- Born: 1952 (age 72–73) Utrecht, Netherlands
- Genres: Chamber
- Occupation: Composer
- Instrument(s): Lute, guitar
- Website: http://www.gerardbeljon.nl/index.htm

= Gerard Beljon =

Dutch musician and composer

Gerard Beljon (born 16 April 1952, in Utrecht) is a musician and composer from the Netherlands, specialising in chamber and choral music with contemporary resonances. His works have been performed in Austria, Australia, Germany, Netherlands, Russia and the United States.

==Education==
Beljon studied both lute and guitar at the Utrechts Conservatorium and the Royal Conservatory of The Hague. He studied composition under Carlos Michans and Daan Manneke.

==Career==
Beljon's musical career has been primarily devoted to composition, which he studied with Daan Manneke at the Sweelinck Conservatory in Amsterdam. According to Donemus, the Dutch institute dealing with the documentation of contemporary music composed in the Netherlands, Clear and comprehensible forms and structures are an important basis for his work which combines innovative compositional and instrumental techniques that are characteristic of the notated music of the twentieth century, with influences from the world of pop music among others.

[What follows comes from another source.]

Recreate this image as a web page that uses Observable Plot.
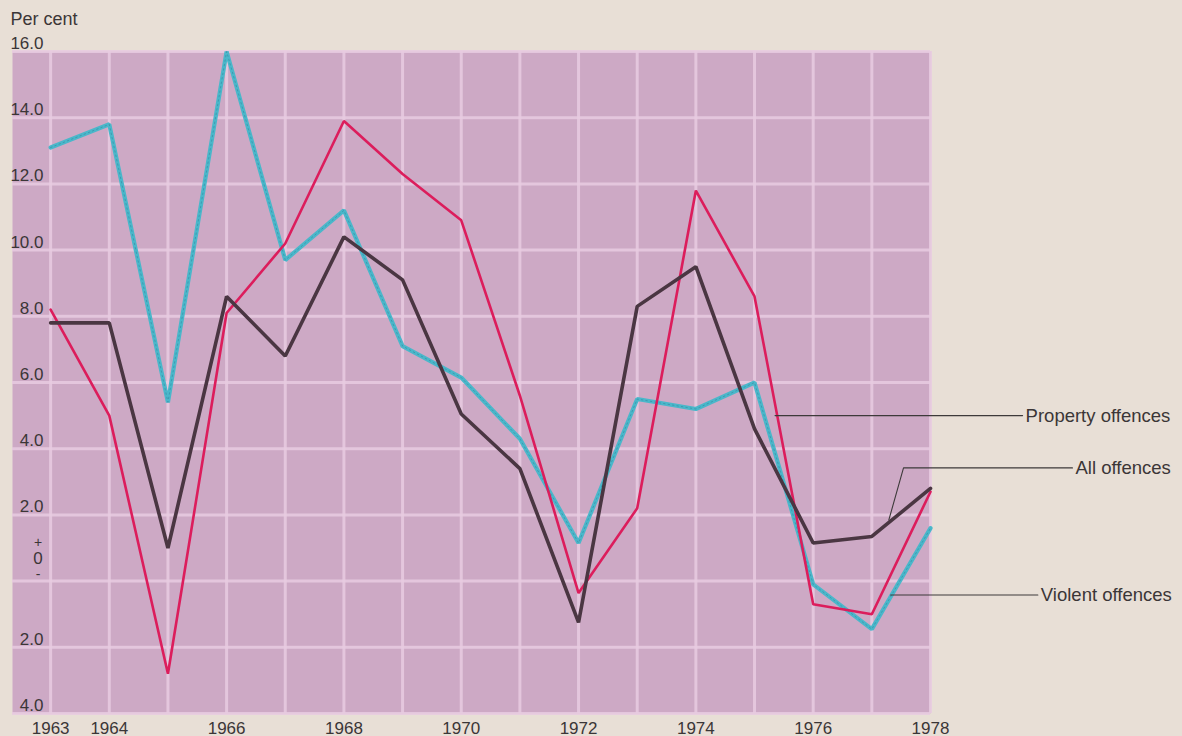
<!DOCTYPE html>
<html>
<head>
<meta charset="utf-8">
<script src="https://cdn.jsdelivr.net/npm/d3@7"></script>
<script src="https://cdn.jsdelivr.net/npm/@observablehq/plot@0.6"></script>
<style>
  html, body { margin: 0; padding: 0; background: #e8dfd6; }
  #chart { width: 1182px; height: 736px; overflow: hidden; }
</style>
</head>
<body>
<div id="chart"></div>
<script>
// ---- data ----
const years = [1963,1964,1965,1966,1967,1968,1969,1970,1971,1972,1973,1974,1975,1976,1977,1978];
const violentOffences  = [13.1, 13.8, 5.4, 16.0, 9.7, 11.2, 7.1, 6.15, 4.3, 1.15, 5.5, 5.2, 6.0, -0.1, -1.45, 1.6];
const propertyOffences = [8.2, 5.0, -2.8, 8.1, 10.2, 13.9, 12.3, 10.9, 5.6, -0.36, 2.2, 11.8, 8.6, -0.7, -1.0, 2.7];
const allOffences      = [7.8, 7.8, 1.0, 8.6, 6.8, 10.4, 9.1, 5.05, 3.4, -1.25, 8.3, 9.5, 4.6, 1.15, 1.35, 2.8];

const xTickYears = [1963,1964,1966,1968,1970,1972,1974,1976,1978];
const yTicks = [16,14,12,10,8,6,4,2,-2,-4];
const yTickLabels = ["16.0","14.0","12.0","10.0","8.0","6.0","4.0","2.0","2.0","4.0"];
const zeroSigns = ["+", "0", "-"];
const yGrid = [16,14,12,10,8,6,4,2,0,-2,-4];

const seriesNames = ["Violent offences", "Property offences", "All offences"];
// leader annotations: label, leader path points (year, value)
const legendLabels = ["Property offences", "All offences", "Violent offences"];
const legendPaths = [
  [[1975.35, 5.0], [1979.57, 5.0]],
  [[1977.29, 1.85], [1977.54, 3.42], [1980.42, 3.42]],
  [[1977.32, -0.42], [1979.83, -0.42]]
];

// ---- build table ----
const rows = [];
years.forEach((yr, i) => {
  rows.push({year: yr, value: violentOffences[i], series: seriesNames[0]});
  rows.push({year: yr, value: propertyOffences[i], series: seriesNames[1]});
  rows.push({year: yr, value: allOffences[i], series: seriesNames[2]});
});
const leaderRows = [];
legendPaths.forEach((pts, k) => pts.forEach(([x, y]) => leaderRows.push({x, y, k})));
const labelRows = legendPaths.map((pts, k) => ({x: pts[pts.length - 1][0], y: pts[pts.length - 1][1], label: legendLabels[k]}));

const textColor = "#3b3637";
const bg = "#cda9c5";
const grid = "#e8cbe0";

const chart = Plot.plot({
  width: 1182,
  height: 736,
  marginLeft: 12,
  marginRight: 252,
  marginTop: 51,
  marginBottom: 23,
  style: {background: "transparent", fontFamily: "'Liberation Sans', Arial, sans-serif", overflow: "visible"},
  x: {type: "linear", domain: [1962.35, 1978], axis: null},
  y: {domain: [-4, 16], axis: null},
  marks: [
    Plot.frame({fill: bg, stroke: "none"}),
    Plot.ruleX(years, {x: d => d, stroke: grid, strokeWidth: 3, strokeOpacity: 0.85}),
    Plot.ruleY(yGrid, {y: d => d, stroke: grid, strokeWidth: 3, strokeOpacity: 0.85}),
    // lines
    Plot.line(rows.filter(d => d.series === seriesNames[0]), {x: "year", y: "value", stroke: "#4ab7ca", strokeWidth: 4.2, strokeLinejoin: "miter"}),
    Plot.line(rows.filter(d => d.series === seriesNames[0]), {x: "year", y: "value", stroke: "#2a6f8a", strokeWidth: 1, strokeOpacity: 0.4, strokeDasharray: "1.5,3"}),
    Plot.line(rows.filter(d => d.series === seriesNames[1]), {x: "year", y: "value", stroke: "#dc1d5c", strokeWidth: 2.6, strokeLinejoin: "miter"}),
    Plot.line(rows.filter(d => d.series === seriesNames[2]), {x: "year", y: "value", stroke: "#4a3642", strokeWidth: 3.6, strokeLinejoin: "miter"}),
    // y labels
    Plot.text(yTicks, {y: d => d, text: (d, i) => yTickLabels[i], frameAnchor: "left", dx: 31, dy: -2.5, lineAnchor: "bottom", textAnchor: "end", fontSize: 17, fill: textColor}),
    Plot.text(zeroSigns, {y: () => 0, text: d => d, frameAnchor: "left", dx: 25.5, textAnchor: "middle", fontSize: 17, fill: textColor, lineAnchor: "bottom",
      // stacked "+", "0", "-" above the zero gridline
      render: (index, scales, values, dims, ctx, next) => {
        const g = next(index, scales, values, dims, ctx);
        const offs = [-34, -17, -2];
        d3.select(g).selectAll("text").each(function(_, j) {
          const t = d3.select(this);
          t.attr("transform", `translate(${dims.marginLeft},${scales.y(0) + offs[j]})`);
          if (j !== 1) t.attr("font-size", 14);
        });
        return g;
      }}),
    Plot.text(["Per cent"], {text: d => d, frameAnchor: "top-left", dx: -2, dy: -27, lineAnchor: "bottom", textAnchor: "start", fontSize: 18, fill: textColor, style: "letter-spacing:0.4px"}),
    // x labels
    Plot.text(xTickYears, {x: d => d, text: d => String(d), frameAnchor: "bottom", dy: 20, lineAnchor: "bottom", textAnchor: "middle", fontSize: 17, fill: textColor}),
    // leader lines and labels
    Plot.line(leaderRows, {x: "x", y: "y", z: "k", stroke: "#3d3a3a", strokeWidth: 1.1, clip: false}),
    Plot.text(labelRows, {x: "x", y: "y", text: "label", dx: 3, textAnchor: "start", fontSize: 18.5, fill: textColor, style: "letter-spacing:0.8px"})
  ]
});
document.getElementById("chart").appendChild(chart);
</script>
</body>
</html>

He has written compositions for soloists and ensembles such as the Orkest de Volharding, the Amsterdam Quintet, The Amstel Saxophone Quartet, Nederlands Kamerkoor (Dutch Chamber Choir), the Nieuw Ensemble, pianist Ralph van Raat, and the Calefax Rietkwintet. His works have been performed in Austria, Australia, Germany, Netherlands, Russia, and the United States.

===Theatre===
Beljon worked as a composer on several theatre productions and wrote the children's opera Hansel and Gretel (2001).

==Awards==
- Aroma (1997) guitar and mandolin. This was awarded first prize for composition for contemporary music in Vienna in 2003.

==Works==
- Beat for piano
- Heksenmuziek (Witch Music) (scene from Hansel and Gretel).
- Herschepping (Re-creation), for Chamber Choir and Harp; based on poem Herschepping from Gerrit Achterberg
- Aroma (1997) for guitar and mandolin.
- Beat (2003) for Piano Solo
- Nachtzien (Night show) (2003) Nederlands Kamerkoor in Beurs van Berlage in Amsterdam, 17 Dec 2003
- De tuin sneeuwt langzaam vol (The garden slowly fills with snow) (2003) Nederlands Kamerkoor in the Beurs van Berlage in Amsterdam, 17 Dec 2003
- Morgen (2004) for Soprano, Ensemble & Electronics
- The Cry of the Peacocks, 2005, for chamber choir. Based on a poem by Wallace Stevens (1879-1955). Written for the Nederlands Kamerkoor, first performance in Muziekgebouw aan 't IJ in December 2005; latest performance by the Nederlands Studenten Kamerkoor in the Amsterdam Concertgebouw on 5 Mar 2016.
- Didgeridoo 2007 Chamber music for organ and saxophone quartet.
- Sun (2007), first performed by the Limburgs Symfonie Orkest (Limburg Symphony Orchestra) at the Muziekcentrum Vredenburg in Utrecht on 26 Mar 2007.